We bought a new Suncamper from Suncamper Motorhomes in Sydney. Michelle saw the design at the Caravan and Camping Show three years ago when Josh was sick and after trips away, designing all the modifications and waiting for the new model Hilux, it is finally a part of our lives.  It is similar to the old one, in that it is a camper on the back of a Hilux 4WD base, but it is very different. It has a cut through from the cab to the back but we have space, glorious living space and storage and a shower and toilet and an inside kitchen.  This is a disadvantage in some ways, cause cooking outside and living outside is great but in the freezing cold of NSW as we drove south and then west, it was heaven to be warm and dry. We love being able to get up in the morning for a cup of tea without having to shiver. It is very comfortable and I have already fallen in love with the new way of camping. 

Hopefully weekends will still have us cooking outside and being outdoor campers, but while working and travelling, it has been great. Having multiple water systems is good. We have good drinking water and creek water tanks, so to preserve our good water. We can also keep grey water separately and dispose of it sensibly. It’s all good. The 12 volt and 240 volt power systems work a treat and the battery -solar -generator systems work well too. It’s a complex beast really.
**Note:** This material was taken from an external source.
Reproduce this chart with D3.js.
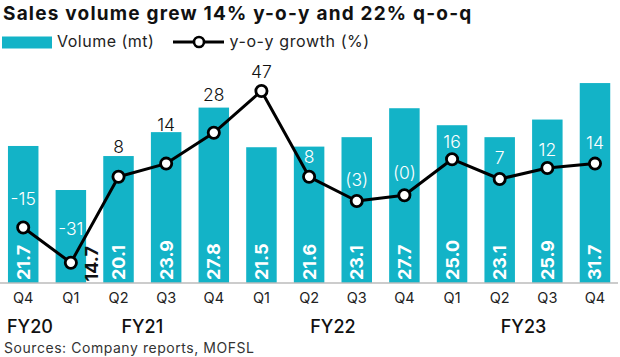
<!DOCTYPE html>
<html>
<head>
<meta charset="utf-8">
<script src="https://cdn.jsdelivr.net/npm/d3@7"></script>
<style>
  html, body { margin: 0; padding: 0; background: #fff; }
  svg { display: block; font-family: Inter, "Open Sans", sans-serif; }
</style>
</head>
<body>
<svg id="chart" width="620" height="357"></svg>
<script>
// ---- data ----
const titleText = "Sales volume grew 14% y-o-y and 22% q-o-q";
const quarters = ["Q4", "Q1", "Q2", "Q3", "Q4", "Q1", "Q2", "Q3", "Q4", "Q1", "Q2", "Q3", "Q4"];
const fiscalYears = ["FY20", "FY21", "FY21", "FY21", "FY21", "FY22", "FY22", "FY22", "FY22", "FY23", "FY23", "FY23", "FY23"];
const volume = [21.7, 14.7, 20.1, 23.9, 27.8, 21.5, 21.6, 23.1, 27.7, 25.0, 23.1, 25.9, 31.7];
const volumeLabels = ["21.7", "14.7", "20.1", "23.9", "27.8", "21.5", "21.6", "23.1", "27.7", "25.0", "23.1", "25.9", "31.7"];
const growth = [-15, -31, 8, 14, 28, 47, 8, -3, -0.4, 16, 7, 12, 14];
const growthLabels = ["-15", "-31", "8", "14", "28", "47", "8", "(3)", "(0)", "16", "7", "12", "14"];
const seriesNames = ["Volume (mt)", "y-o-y growth (%)"];
const sourceText = "Sources: Company reports, MOFSL";

// ---- drawing ----
const teal = "#13b3c7";
const svg = d3.select("#chart");
const keys = quarters.map((q, i) => i);

const x = d3.scaleBand().domain(keys).range([3.2, 615]).paddingInner(0.36).paddingOuter(0.1);
const yBar = d3.scaleLinear().domain([0, 35]).range([282.5, 62.3]);
const yLine = d3.scaleLinear().domain([-40, 60]).range([282.5, 62.3]);
const cx = i => x(i) + x.bandwidth() / 2;

// title
svg.append("text").attr("x", 3).attr("y", 19.5)
  .attr("font-size", 19).attr("font-weight", 700).attr("letter-spacing", 1.2).attr("fill", "#111")
  .text(titleText);

// legend
const lg = svg.append("g");
lg.append("rect").attr("x", 2).attr("y", 36.5).attr("width", 50).attr("height", 12).attr("fill", teal);
lg.append("text").attr("x", 57).attr("y", 47).attr("font-size", 16).attr("letter-spacing", 0.5)
  .attr("fill", "#222").text(seriesNames[0]);
lg.append("line").attr("x1", 173).attr("x2", 224).attr("y1", 42).attr("y2", 42)
  .attr("stroke", "#000").attr("stroke-width", 3);
lg.append("circle").attr("cx", 199).attr("cy", 42).attr("r", 5).attr("fill", "#fff")
  .attr("stroke", "#000").attr("stroke-width", 2.6);
lg.append("text").attr("x", 229.5).attr("y", 47).attr("font-size", 16).attr("letter-spacing", 0.6)
  .attr("fill", "#222").text(seriesNames[1]);

// bars
svg.append("g").selectAll("rect").data(volume).join("rect")
  .attr("x", (d, i) => x(i)).attr("width", x.bandwidth())
  .attr("y", d => yBar(d)).attr("height", d => yBar(0) - yBar(d))
  .attr("fill", teal);

// baseline
svg.append("line").attr("x1", 0).attr("x2", 618).attr("y1", yBar(0) + 0.5).attr("y2", yBar(0) + 0.5)
  .attr("stroke", "#999").attr("stroke-width", 1.2);

// x axis: quarters
const xAxis = d3.axisBottom(x).tickSize(0).tickPadding(0).tickFormat(i => quarters[i]);
const ax = svg.append("g").attr("transform", `translate(0,${yBar(0)})`).call(xAxis);
ax.select(".domain").remove();
ax.selectAll("text").attr("font-size", 14.5).attr("fill", "#222")
  .attr("font-family", "Inter, sans-serif").attr("dy", 0).attr("y", 20.5);

// fiscal year labels: centred between Q2 and Q3 of each year, clamped to left margin
const fyGroups = d3.groups(keys, i => fiscalYears[i]);
fyGroups.forEach(([fy, idxs]) => {
  const q2 = idxs.find(i => quarters[i] === "Q2");
  const q3 = idxs.find(i => quarters[i] === "Q3");
  const t = svg.append("text").attr("y", 332.5).attr("font-size", 18).attr("font-weight", 500)
    .attr("fill", "#111").text(fy);
  if (q2 !== undefined && q3 !== undefined) {
    t.attr("x", (cx(q2) + cx(q3)) / 2).attr("text-anchor", "middle");
  } else {
    t.attr("x", 7).attr("text-anchor", "start");
  }
});

// source
svg.append("text").attr("x", 4).attr("y", 352.5).attr("font-size", 14).attr("letter-spacing", 0.55)
  .attr("fill", "#333").text(sourceText);

// bar value labels (rotated); moved outside in black if the marker would cover them
const barLabelSize = 18;
const barLabelG = svg.append("g");
volume.forEach((v, i) => {
  const gy = yLine(growth[i]);
  const covered = gy > yBar(0) - 42;
  const px = covered ? cx(i) + 21 + 6.5 : cx(i) + 6.5;
  const py = covered ? yBar(0) - 1 : yBar(0) - 2.5;
  barLabelG.append("text")
    .attr("transform", `translate(${px},${py}) rotate(-90)`)
    .attr("font-size", barLabelSize).attr("font-weight", 700)
    .attr("fill", covered ? "#111" : "#fff")
    .text(volumeLabels[i]);
});

// growth line
const line = d3.line().x((d, i) => cx(i)).y(d => yLine(d));
svg.append("path").datum(growth).attr("d", line)
  .attr("fill", "none").attr("stroke", "#000").attr("stroke-width", 3).attr("stroke-linejoin", "round");
svg.append("g").selectAll("circle").data(growth).join("circle")
  .attr("cx", (d, i) => cx(i)).attr("cy", d => yLine(d)).attr("r", 5.6)
  .attr("fill", "#fff").attr("stroke", "#000").attr("stroke-width", 2.8);

// growth labels
const labelLift = [22.7, 27.7, 24, 33, 31.6, 13.4, 13.4, 15.5, 16, 11, 15.3, 11.6, 14.7];
growth.forEach((g, i) => {
  const by = yLine(g) - labelLift[i];
  const top = by - 12.5;
  const inside = top > yBar(volume[i]);
  svg.append("text").attr("x", cx(i)).attr("y", by).attr("text-anchor", "middle")
    .attr("font-size", 17.5).attr("font-weight", 300)
    .attr("fill", inside ? "#fff" : "#111")
    .text(growthLabels[i]);
});
</script>
</body>
</html>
We have had to label all the switches.

It is a 4WD and already been tested. We took a long shortcut, across from the Stuart Highway to Pitjantjatjara, and just about rattled ourselves to bits on the worst corrugates, had it in 4WD and lowered tyre pressure and went slow -  but everything seemed to stay put. There is one rattle I can’t find yet in my packing. Generally the new truck seems to go well, though it may have higher fuel consumption than the old one. The six forward gears are a nuisance really, but with the weight, we use the first five mainly, Nimmo will be pleased to know.  Reverse gear is a real pain to engage – hopefully we will get used to it. It is also worthy of note that it rained in the desert  as it always does for us, and we have thus  been avoiding mud and water, for a welcome change. Those who followed our boggings last trip will wish me well in keeping Paul out of the mud.

We have packed up as usual with food products we can’t get out in the bush, but we have gone a bit leaner than usual. Less toilet paper too. Knowing what is available in shops (most of time) meant we did not have to pack so much. I did not have time to make as much stuff to bring, so we have only 3 pots of dried herbs and one curry paste and one spaghetti sauce made.  We also had to pass a quarantine station which made it difficult to pack veges. Thus the drop in to Port Augusta for a last vege shop. We have a fridge and freezer in the new truck, no esky and I cant quite take the usual volume of veges. The cupboards for a pantry are smaller than the huge lockers of the old truck, so we need to learn “lean”. The freezer is bigger, without needing to make ice packs for the esky, so there are bonuses. I did forget to buy Dilma tea, and so will probably regret that one.



The trip to SA was uneventful thankfully. We free-camped all the way and always found relatively isolated spots off the highway. The GM Modified canola which has spread like a weed in western NSW is an issue. It’s devastating to see. We have wrecked the earth and continue to do so. The desert drives through indigenous land, however have been amazing. Spring in the desert is truly wonderful and there are wildflowers just carpeting the landscapes. It’s hard not to keep stopping and wandering through the native flower landscapes. Morning teas and lunch breaks have become photography expeditions.

So we arrived in Wingellina, dirty at last and settled into Mark’s front yard and working on various tasks to get ready for our first circuit of travel. There may be not much happening that is new this trip, and this blog may be a slim volume but we will keep it up to date when possible, with what ever happens.